### To do
Copy exactly, leaving out every image, the lines from the one with "Clone this chart in D3.js." through the one with "const preAccel = [0];", inclusive.

### Data rows
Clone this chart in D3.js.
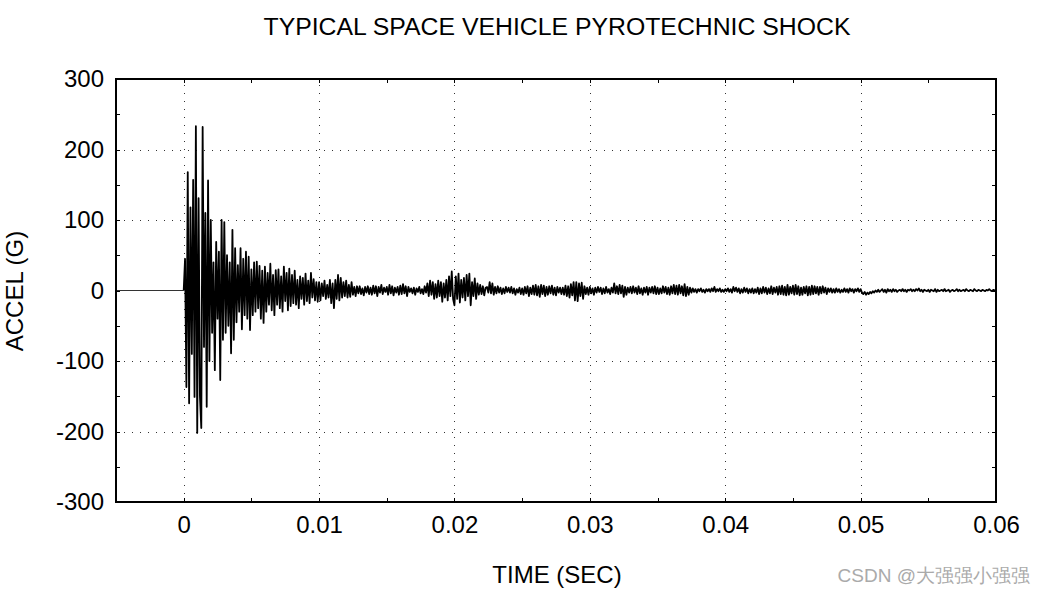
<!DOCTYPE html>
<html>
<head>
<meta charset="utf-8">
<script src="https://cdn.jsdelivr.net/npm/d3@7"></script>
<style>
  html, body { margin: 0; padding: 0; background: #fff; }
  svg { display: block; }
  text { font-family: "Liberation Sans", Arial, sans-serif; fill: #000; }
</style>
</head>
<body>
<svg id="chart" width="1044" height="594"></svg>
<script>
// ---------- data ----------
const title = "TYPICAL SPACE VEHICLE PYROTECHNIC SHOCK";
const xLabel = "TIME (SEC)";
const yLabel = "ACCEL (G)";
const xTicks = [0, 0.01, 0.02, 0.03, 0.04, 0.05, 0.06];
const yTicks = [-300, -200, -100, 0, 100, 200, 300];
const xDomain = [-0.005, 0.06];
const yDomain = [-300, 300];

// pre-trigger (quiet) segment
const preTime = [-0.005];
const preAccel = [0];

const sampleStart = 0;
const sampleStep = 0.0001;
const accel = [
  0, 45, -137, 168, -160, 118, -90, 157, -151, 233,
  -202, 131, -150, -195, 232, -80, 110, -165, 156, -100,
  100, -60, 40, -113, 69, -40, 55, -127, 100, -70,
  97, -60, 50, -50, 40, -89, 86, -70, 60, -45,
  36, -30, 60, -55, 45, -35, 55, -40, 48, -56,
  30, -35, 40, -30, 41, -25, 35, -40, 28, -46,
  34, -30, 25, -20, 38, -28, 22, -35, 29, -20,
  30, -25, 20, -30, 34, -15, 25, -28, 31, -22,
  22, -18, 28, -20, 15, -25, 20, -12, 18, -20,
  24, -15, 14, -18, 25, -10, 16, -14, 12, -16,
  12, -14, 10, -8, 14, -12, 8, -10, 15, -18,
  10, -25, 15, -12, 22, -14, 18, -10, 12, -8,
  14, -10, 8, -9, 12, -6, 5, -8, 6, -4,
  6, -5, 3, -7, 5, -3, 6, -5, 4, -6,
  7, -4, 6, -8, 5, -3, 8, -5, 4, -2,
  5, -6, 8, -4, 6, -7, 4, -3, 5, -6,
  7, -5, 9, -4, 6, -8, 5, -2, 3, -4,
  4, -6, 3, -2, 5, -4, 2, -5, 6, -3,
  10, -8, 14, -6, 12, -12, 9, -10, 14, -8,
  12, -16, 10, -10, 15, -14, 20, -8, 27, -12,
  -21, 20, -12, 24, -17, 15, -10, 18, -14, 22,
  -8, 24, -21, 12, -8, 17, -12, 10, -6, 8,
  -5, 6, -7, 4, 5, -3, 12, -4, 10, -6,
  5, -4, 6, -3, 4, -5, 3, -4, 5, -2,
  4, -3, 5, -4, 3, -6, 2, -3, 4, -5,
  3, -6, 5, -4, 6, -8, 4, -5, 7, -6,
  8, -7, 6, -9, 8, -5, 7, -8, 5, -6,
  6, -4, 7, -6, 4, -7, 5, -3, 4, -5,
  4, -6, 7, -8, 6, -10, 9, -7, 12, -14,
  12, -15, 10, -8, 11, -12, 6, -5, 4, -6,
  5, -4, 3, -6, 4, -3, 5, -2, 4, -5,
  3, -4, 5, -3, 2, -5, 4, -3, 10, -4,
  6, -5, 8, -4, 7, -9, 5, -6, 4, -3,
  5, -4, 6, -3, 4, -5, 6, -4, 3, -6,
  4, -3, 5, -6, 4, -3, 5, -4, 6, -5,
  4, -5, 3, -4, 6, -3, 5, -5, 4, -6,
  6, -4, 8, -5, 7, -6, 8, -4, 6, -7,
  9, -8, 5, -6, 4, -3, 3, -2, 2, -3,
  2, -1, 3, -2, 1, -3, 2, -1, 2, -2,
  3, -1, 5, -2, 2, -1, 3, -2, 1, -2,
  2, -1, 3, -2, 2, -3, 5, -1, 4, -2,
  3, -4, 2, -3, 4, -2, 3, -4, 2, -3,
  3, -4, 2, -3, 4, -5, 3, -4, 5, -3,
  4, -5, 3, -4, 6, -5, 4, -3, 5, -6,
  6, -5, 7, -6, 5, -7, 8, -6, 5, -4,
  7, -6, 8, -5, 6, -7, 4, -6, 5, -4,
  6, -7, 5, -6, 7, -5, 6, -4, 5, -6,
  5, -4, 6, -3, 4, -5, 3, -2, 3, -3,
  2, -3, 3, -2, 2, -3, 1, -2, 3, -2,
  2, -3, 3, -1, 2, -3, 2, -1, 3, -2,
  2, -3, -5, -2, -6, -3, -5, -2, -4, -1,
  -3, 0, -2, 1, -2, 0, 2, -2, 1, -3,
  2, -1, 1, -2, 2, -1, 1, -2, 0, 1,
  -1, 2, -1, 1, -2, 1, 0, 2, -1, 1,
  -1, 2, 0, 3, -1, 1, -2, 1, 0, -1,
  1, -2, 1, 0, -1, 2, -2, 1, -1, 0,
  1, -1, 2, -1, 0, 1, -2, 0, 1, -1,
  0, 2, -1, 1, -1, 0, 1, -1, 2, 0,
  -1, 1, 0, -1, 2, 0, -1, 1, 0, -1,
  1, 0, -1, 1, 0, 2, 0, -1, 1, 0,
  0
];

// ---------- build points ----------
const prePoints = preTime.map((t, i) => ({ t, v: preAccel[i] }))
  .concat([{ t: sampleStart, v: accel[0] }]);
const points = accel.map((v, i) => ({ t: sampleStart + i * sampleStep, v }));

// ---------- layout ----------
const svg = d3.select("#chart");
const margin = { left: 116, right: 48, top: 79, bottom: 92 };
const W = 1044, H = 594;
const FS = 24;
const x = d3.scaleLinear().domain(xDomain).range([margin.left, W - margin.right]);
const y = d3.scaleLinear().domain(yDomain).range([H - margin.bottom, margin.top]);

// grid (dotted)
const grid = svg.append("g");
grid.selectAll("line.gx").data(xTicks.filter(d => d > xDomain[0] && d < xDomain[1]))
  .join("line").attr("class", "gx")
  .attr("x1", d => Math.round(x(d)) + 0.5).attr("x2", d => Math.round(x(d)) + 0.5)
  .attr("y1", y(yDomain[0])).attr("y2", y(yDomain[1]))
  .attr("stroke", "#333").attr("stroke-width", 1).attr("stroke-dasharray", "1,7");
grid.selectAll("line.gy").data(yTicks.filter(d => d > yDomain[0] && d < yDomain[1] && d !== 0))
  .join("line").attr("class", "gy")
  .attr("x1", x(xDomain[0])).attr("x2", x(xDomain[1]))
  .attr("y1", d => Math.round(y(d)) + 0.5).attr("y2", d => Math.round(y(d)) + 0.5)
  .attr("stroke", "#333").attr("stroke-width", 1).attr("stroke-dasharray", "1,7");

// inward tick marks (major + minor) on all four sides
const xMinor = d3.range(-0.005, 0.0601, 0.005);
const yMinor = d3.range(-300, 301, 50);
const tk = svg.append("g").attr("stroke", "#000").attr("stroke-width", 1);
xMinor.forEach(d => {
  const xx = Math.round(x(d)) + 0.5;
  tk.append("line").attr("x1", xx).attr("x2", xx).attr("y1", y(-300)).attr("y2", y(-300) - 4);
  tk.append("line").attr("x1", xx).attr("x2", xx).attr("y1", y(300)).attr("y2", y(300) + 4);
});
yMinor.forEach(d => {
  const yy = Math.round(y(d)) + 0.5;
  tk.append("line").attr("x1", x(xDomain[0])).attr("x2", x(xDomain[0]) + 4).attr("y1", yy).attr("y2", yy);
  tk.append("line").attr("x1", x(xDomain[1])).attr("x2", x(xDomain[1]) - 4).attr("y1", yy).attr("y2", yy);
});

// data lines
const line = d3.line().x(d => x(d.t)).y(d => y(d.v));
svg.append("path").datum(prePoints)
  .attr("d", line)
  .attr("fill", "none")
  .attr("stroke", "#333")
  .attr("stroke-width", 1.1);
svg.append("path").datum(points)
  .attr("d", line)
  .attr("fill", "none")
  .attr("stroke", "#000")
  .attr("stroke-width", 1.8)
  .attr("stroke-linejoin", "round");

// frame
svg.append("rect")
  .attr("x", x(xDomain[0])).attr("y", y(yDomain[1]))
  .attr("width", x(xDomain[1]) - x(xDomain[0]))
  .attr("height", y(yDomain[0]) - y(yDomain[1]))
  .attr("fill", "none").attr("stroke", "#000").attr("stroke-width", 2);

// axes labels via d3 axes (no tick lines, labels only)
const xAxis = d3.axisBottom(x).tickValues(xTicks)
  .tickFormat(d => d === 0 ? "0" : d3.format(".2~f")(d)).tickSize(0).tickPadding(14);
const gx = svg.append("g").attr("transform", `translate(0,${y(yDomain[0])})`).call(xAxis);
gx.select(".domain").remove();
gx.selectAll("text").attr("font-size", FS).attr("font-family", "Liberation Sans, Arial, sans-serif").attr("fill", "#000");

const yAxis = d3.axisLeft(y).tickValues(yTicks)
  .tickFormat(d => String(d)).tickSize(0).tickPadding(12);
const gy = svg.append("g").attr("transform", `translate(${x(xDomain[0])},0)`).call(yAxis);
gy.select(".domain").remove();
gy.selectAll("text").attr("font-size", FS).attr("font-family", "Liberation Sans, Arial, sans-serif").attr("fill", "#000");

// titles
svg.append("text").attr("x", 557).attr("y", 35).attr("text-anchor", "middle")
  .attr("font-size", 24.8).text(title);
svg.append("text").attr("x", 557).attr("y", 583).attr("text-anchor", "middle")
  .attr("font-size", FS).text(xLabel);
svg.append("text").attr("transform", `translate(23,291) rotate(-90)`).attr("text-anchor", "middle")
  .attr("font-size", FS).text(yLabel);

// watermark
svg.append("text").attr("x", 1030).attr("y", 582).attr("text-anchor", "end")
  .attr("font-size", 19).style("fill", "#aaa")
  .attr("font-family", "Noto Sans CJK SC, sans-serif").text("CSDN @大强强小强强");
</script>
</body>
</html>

* * *

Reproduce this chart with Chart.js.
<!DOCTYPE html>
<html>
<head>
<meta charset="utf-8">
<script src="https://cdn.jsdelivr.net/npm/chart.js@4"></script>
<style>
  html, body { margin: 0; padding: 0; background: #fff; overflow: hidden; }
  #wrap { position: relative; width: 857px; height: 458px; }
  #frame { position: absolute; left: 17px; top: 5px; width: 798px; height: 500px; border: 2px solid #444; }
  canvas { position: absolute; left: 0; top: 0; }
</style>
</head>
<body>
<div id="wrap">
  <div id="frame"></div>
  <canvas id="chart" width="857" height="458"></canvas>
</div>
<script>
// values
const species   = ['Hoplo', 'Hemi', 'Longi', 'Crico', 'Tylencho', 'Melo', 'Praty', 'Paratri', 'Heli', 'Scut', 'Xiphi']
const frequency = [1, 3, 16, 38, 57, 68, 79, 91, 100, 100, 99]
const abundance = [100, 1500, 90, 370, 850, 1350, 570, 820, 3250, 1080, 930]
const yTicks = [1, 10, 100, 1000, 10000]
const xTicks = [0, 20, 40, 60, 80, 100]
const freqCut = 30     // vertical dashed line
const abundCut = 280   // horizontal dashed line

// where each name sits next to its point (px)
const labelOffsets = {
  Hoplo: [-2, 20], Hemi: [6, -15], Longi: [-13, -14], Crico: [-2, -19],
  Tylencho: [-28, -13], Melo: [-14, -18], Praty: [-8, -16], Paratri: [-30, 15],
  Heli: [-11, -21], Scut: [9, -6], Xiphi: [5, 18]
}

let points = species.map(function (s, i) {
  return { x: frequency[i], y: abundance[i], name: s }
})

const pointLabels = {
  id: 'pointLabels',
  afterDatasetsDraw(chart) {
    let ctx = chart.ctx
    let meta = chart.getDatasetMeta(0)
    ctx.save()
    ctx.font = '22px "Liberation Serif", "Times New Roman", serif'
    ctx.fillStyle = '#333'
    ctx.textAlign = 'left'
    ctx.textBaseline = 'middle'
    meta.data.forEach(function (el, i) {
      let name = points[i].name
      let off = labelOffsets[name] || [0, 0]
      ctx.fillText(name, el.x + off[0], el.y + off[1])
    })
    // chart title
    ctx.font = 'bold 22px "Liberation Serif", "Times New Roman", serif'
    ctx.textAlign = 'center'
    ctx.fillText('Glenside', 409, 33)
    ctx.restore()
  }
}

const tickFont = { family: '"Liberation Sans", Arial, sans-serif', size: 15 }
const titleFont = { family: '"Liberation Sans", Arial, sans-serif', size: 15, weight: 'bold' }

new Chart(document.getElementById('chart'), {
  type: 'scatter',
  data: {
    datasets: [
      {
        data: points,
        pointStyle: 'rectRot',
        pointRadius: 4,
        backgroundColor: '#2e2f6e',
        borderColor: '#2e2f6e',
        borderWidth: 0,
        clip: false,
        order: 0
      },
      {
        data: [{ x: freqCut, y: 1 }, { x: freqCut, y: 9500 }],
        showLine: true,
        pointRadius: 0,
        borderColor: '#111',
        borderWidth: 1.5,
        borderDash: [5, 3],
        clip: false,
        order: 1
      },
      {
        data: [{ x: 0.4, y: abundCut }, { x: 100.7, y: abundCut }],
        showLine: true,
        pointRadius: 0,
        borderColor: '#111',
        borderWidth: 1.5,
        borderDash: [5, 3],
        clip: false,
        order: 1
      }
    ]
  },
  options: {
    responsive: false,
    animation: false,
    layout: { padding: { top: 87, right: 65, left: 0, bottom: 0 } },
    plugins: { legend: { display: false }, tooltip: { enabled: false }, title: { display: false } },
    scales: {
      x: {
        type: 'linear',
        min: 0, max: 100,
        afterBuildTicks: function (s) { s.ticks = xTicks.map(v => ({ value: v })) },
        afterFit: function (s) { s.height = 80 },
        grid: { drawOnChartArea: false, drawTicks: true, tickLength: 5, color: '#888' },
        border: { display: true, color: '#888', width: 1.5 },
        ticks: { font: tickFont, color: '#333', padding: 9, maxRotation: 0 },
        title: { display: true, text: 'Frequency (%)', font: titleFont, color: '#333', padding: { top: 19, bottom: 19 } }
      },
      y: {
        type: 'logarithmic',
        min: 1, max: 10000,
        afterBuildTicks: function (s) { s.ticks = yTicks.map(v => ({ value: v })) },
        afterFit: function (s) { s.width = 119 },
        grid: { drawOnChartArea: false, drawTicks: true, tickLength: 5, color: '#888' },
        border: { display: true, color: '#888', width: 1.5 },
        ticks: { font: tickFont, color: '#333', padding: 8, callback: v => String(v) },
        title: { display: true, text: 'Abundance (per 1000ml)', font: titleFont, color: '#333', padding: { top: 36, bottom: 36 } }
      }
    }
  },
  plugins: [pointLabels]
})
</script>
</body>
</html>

### Solution to the exercise
Clone this chart in D3.js.
<!DOCTYPE html>
<html>
<head>
<meta charset="utf-8">
<script src="https://cdn.jsdelivr.net/npm/d3@7"></script>
<style>
  html, body { margin: 0; padding: 0; background: #fff; }
  svg { display: block; }
  text { font-family: "Liberation Sans", Arial, sans-serif; fill: #000; }
</style>
</head>
<body>
<svg id="chart" width="1044" height="594"></svg>
<script>
// ---------- data ----------
const title = "TYPICAL SPACE VEHICLE PYROTECHNIC SHOCK";
const xLabel = "TIME (SEC)";
const yLabel = "ACCEL (G)";
const xTicks = [0, 0.01, 0.02, 0.03, 0.04, 0.05, 0.06];
const yTicks = [-300, -200, -100, 0, 100, 200, 300];
const xDomain = [-0.005, 0.06];
const yDomain = [-300, 300];

// pre-trigger (quiet) segment
const preTime = [-0.005];
const preAccel = [0];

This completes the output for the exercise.